• The request: Write out the material again exactly, please, and omit the pictures.

☆ ☆ ☆ ☆ ☆

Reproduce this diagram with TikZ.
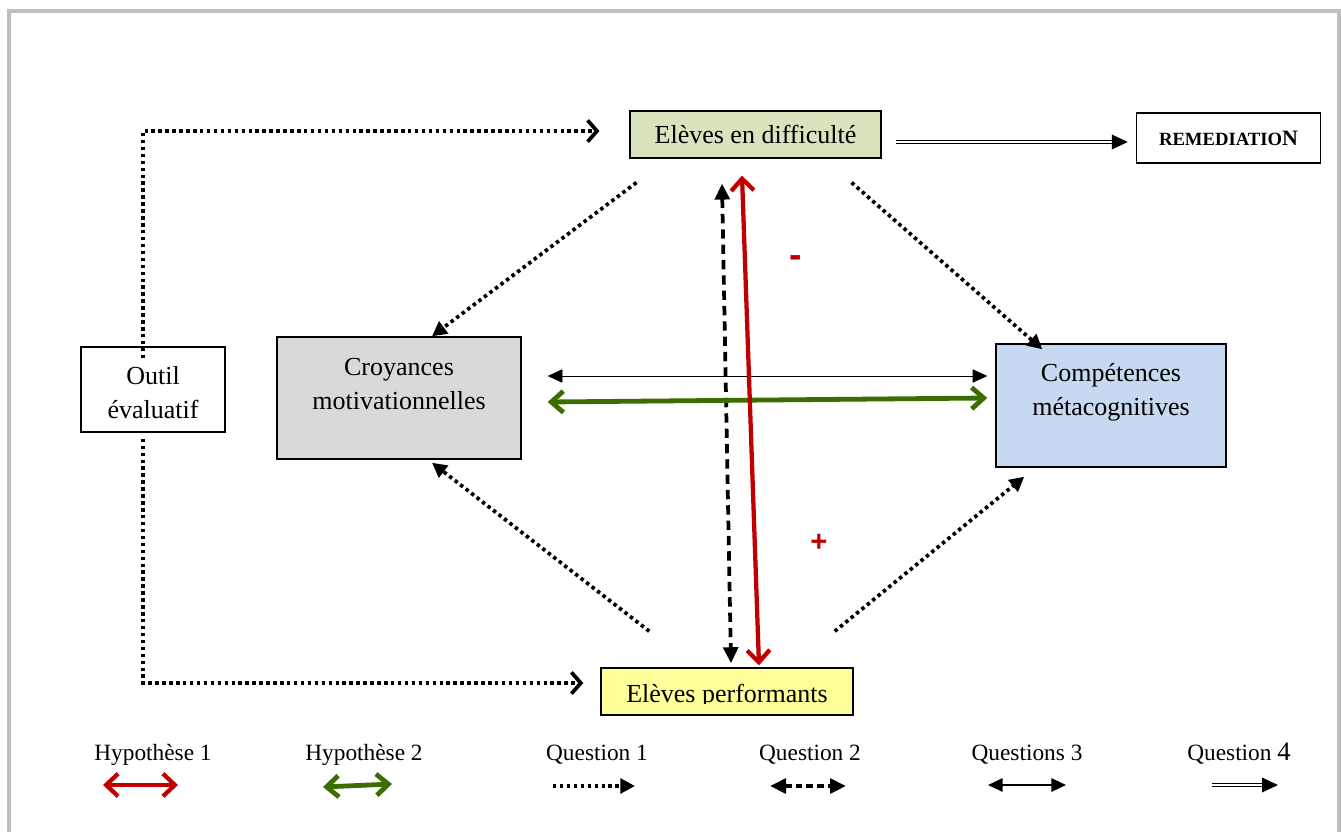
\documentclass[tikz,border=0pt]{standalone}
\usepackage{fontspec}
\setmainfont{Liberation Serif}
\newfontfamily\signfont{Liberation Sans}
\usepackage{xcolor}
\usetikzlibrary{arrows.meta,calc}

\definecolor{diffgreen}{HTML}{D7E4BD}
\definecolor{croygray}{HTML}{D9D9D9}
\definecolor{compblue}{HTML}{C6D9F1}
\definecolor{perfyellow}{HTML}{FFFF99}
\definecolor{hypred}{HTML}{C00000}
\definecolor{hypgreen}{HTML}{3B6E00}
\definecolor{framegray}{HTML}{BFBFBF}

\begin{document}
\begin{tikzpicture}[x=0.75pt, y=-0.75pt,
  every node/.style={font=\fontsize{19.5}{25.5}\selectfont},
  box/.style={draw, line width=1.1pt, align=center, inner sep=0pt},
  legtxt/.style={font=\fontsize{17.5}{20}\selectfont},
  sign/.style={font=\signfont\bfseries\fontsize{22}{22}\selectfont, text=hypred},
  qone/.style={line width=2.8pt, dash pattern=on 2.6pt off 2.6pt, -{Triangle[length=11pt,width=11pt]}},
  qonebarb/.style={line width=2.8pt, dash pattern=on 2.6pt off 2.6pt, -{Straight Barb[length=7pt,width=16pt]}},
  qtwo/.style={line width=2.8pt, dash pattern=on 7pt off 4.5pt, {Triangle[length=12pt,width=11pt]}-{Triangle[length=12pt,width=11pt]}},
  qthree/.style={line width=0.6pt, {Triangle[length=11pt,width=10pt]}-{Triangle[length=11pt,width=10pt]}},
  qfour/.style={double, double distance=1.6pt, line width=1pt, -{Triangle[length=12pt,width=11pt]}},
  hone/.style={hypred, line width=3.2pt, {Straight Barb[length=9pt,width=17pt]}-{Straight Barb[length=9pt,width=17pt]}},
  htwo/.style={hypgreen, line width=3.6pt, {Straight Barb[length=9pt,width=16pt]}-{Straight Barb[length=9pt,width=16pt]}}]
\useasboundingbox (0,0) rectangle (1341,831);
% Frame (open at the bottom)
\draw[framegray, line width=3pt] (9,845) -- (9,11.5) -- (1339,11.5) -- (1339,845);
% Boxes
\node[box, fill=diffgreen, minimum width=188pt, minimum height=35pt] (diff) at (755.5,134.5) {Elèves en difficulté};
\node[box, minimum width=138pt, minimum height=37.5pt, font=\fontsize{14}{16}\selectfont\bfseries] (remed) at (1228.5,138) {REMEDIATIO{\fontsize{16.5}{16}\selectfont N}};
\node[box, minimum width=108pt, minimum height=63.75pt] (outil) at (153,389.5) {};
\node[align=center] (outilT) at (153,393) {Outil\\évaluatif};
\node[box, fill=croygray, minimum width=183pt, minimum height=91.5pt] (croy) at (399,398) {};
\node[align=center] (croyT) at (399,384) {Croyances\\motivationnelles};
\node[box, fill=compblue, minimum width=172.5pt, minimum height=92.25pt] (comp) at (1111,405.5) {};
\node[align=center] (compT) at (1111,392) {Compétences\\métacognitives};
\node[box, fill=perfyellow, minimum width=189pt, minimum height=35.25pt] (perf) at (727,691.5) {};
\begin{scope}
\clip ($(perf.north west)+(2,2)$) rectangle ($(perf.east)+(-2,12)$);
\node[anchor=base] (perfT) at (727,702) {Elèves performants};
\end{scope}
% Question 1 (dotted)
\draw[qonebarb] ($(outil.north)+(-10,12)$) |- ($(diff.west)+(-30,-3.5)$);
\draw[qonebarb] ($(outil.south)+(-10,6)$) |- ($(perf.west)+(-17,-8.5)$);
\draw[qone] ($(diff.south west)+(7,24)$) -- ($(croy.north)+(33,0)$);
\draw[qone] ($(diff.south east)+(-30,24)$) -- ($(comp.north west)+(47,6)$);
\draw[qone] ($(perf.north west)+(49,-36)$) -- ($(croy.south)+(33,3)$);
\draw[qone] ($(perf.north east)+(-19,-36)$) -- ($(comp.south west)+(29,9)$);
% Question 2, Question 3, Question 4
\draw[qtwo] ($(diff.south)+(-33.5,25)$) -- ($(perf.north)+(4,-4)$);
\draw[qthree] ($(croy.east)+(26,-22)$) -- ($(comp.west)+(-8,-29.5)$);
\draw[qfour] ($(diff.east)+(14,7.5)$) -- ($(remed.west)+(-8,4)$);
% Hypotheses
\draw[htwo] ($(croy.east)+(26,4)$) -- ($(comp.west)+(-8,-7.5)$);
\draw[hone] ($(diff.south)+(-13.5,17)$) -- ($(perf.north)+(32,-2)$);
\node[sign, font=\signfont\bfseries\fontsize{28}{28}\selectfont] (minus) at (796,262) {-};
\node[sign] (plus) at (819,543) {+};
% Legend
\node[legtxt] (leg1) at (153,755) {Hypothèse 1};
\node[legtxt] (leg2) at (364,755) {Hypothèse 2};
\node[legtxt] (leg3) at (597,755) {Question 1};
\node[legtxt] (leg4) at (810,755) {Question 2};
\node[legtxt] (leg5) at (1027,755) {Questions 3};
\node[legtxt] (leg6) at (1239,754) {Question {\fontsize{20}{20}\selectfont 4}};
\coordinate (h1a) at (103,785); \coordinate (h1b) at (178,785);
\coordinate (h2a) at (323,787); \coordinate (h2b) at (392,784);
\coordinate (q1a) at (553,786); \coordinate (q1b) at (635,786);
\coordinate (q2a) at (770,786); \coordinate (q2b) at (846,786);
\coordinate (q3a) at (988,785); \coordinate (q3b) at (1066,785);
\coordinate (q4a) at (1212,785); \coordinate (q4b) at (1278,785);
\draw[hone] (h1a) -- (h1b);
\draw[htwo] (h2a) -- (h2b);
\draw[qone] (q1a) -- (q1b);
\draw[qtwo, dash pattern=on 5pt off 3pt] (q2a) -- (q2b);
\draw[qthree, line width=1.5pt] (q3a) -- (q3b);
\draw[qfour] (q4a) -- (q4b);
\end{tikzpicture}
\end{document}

☆ ☆ ☆ ☆ ☆

• Solved problem:
Reproduce this diagram with TikZ.
\documentclass[tikz,border=0pt]{standalone}
\usepackage{fontspec}
\setmainfont{Liberation Serif}
\newfontfamily\signfont{Liberation Sans}
\usepackage{xcolor}
\usetikzlibrary{arrows.meta,calc}

\definecolor{diffgreen}{HTML}{D7E4BD}
\definecolor{croygray}{HTML}{D9D9D9}
\definecolor{compblue}{HTML}{C6D9F1}
\definecolor{perfyellow}{HTML}{FFFF99}
\definecolor{hypred}{HTML}{C00000}
\definecolor{hypgreen}{HTML}{3B6E00}
\definecolor{framegray}{HTML}{BFBFBF}

\begin{document}
\begin{tikzpicture}[x=0.75pt, y=-0.75pt,
  every node/.style={font=\fontsize{19.5}{25.5}\selectfont},
  box/.style={draw, line width=1.1pt, align=center, inner sep=0pt},
  legtxt/.style={font=\fontsize{17.5}{20}\selectfont},
  sign/.style={font=\signfont\bfseries\fontsize{22}{22}\selectfont, text=hypred},
  qone/.style={line width=2.8pt, dash pattern=on 2.6pt off 2.6pt, -{Triangle[length=11pt,width=11pt]}},
  qonebarb/.style={line width=2.8pt, dash pattern=on 2.6pt off 2.6pt, -{Straight Barb[length=7pt,width=16pt]}},
  qtwo/.style={line width=2.8pt, dash pattern=on 7pt off 4.5pt, {Triangle[length=12pt,width=11pt]}-{Triangle[length=12pt,width=11pt]}},
  qthree/.style={line width=0.6pt, {Triangle[length=11pt,width=10pt]}-{Triangle[length=11pt,width=10pt]}},
  qfour/.style={double, double distance=1.6pt, line width=1pt, -{Triangle[length=12pt,width=11pt]}},
  hone/.style={hypred, line width=3.2pt, {Straight Barb[length=9pt,width=17pt]}-{Straight Barb[length=9pt,width=17pt]}},
  htwo/.style={hypgreen, line width=3.6pt, {Straight Barb[length=9pt,width=16pt]}-{Straight Barb[length=9pt,width=16pt]}}]
\useasboundingbox (0,0) rectangle (1341,831);
% Frame (open at the bottom)
\draw[framegray, line width=3pt] (9,845) -- (9,11.5) -- (1339,11.5) -- (1339,845);
% Boxes
\node[box, fill=diffgreen, minimum width=188pt, minimum height=35pt] (diff) at (755.5,134.5) {Elèves en difficulté};
\node[box, minimum width=138pt, minimum height=37.5pt, font=\fontsize{14}{16}\selectfont\bfseries] (remed) at (1228.5,138) {REMEDIATIO{\fontsize{16.5}{16}\selectfont N}};
\node[box, minimum width=108pt, minimum height=63.75pt] (outil) at (153,389.5) {};
\node[align=center] (outilT) at (153,393) {Outil\\évaluatif};
\node[box, fill=croygray, minimum width=183pt, minimum height=91.5pt] (croy) at (399,398) {};
\node[align=center] (croyT) at (399,384) {Croyances\\motivationnelles};
\node[box, fill=compblue, minimum width=172.5pt, minimum height=92.25pt] (comp) at (1111,405.5) {};
\node[align=center] (compT) at (1111,392) {Compétences\\métacognitives};
\node[box, fill=perfyellow, minimum width=189pt, minimum height=35.25pt] (perf) at (727,691.5) {};
\begin{scope}
\clip ($(perf.north west)+(2,2)$) rectangle ($(perf.east)+(-2,12)$);
\node[anchor=base] (perfT) at (727,702) {Elèves performants};
\end{scope}
% Question 1 (dotted)
\draw[qonebarb] ($(outil.north)+(-10,12)$) |- ($(diff.west)+(-30,-3.5)$);
\draw[qonebarb] ($(outil.south)+(-10,6)$) |- ($(perf.west)+(-17,-8.5)$);
\draw[qone] ($(diff.south west)+(7,24)$) -- ($(croy.north)+(33,0)$);
\draw[qone] ($(diff.south east)+(-30,24)$) -- ($(comp.north west)+(47,6)$);
\draw[qone] ($(perf.north west)+(49,-36)$) -- ($(croy.south)+(33,3)$);
\draw[qone] ($(perf.north east)+(-19,-36)$) -- ($(comp.south west)+(29,9)$);
% Question 2, Question 3, Question 4
\draw[qtwo] ($(diff.south)+(-33.5,25)$) -- ($(perf.north)+(4,-4)$);
\draw[qthree] ($(croy.east)+(26,-22)$) -- ($(comp.west)+(-8,-29.5)$);
\draw[qfour] ($(diff.east)+(14,7.5)$) -- ($(remed.west)+(-8,4)$);
% Hypotheses
\draw[htwo] ($(croy.east)+(26,4)$) -- ($(comp.west)+(-8,-7.5)$);
\draw[hone] ($(diff.south)+(-13.5,17)$) -- ($(perf.north)+(32,-2)$);
\node[sign, font=\signfont\bfseries\fontsize{28}{28}\selectfont] (minus) at (796,262) {-};
\node[sign] (plus) at (819,543) {+};
% Legend
\node[legtxt] (leg1) at (153,755) {Hypothèse 1};
\node[legtxt] (leg2) at (364,755) {Hypothèse 2};
\node[legtxt] (leg3) at (597,755) {Question 1};
\node[legtxt] (leg4) at (810,755) {Question 2};
\node[legtxt] (leg5) at (1027,755) {Questions 3};
\node[legtxt] (leg6) at (1239,754) {Question {\fontsize{20}{20}\selectfont 4}};
\coordinate (h1a) at (103,785); \coordinate (h1b) at (178,785);
\coordinate (h2a) at (323,787); \coordinate (h2b) at (392,784);
\coordinate (q1a) at (553,786); \coordinate (q1b) at (635,786);
\coordinate (q2a) at (770,786); \coordinate (q2b) at (846,786);
\coordinate (q3a) at (988,785); \coordinate (q3b) at (1066,785);
\coordinate (q4a) at (1212,785); \coordinate (q4b) at (1278,785);
\draw[hone] (h1a) -- (h1b);
\draw[htwo] (h2a) -- (h2b);
\draw[qone] (q1a) -- (q1b);
\draw[qtwo, dash pattern=on 5pt off 3pt] (q2a) -- (q2b);
\draw[qthree, line width=1.5pt] (q3a) -- (q3b);
\draw[qfour] (q4a) -- (q4b);
\end{tikzpicture}
\end{document}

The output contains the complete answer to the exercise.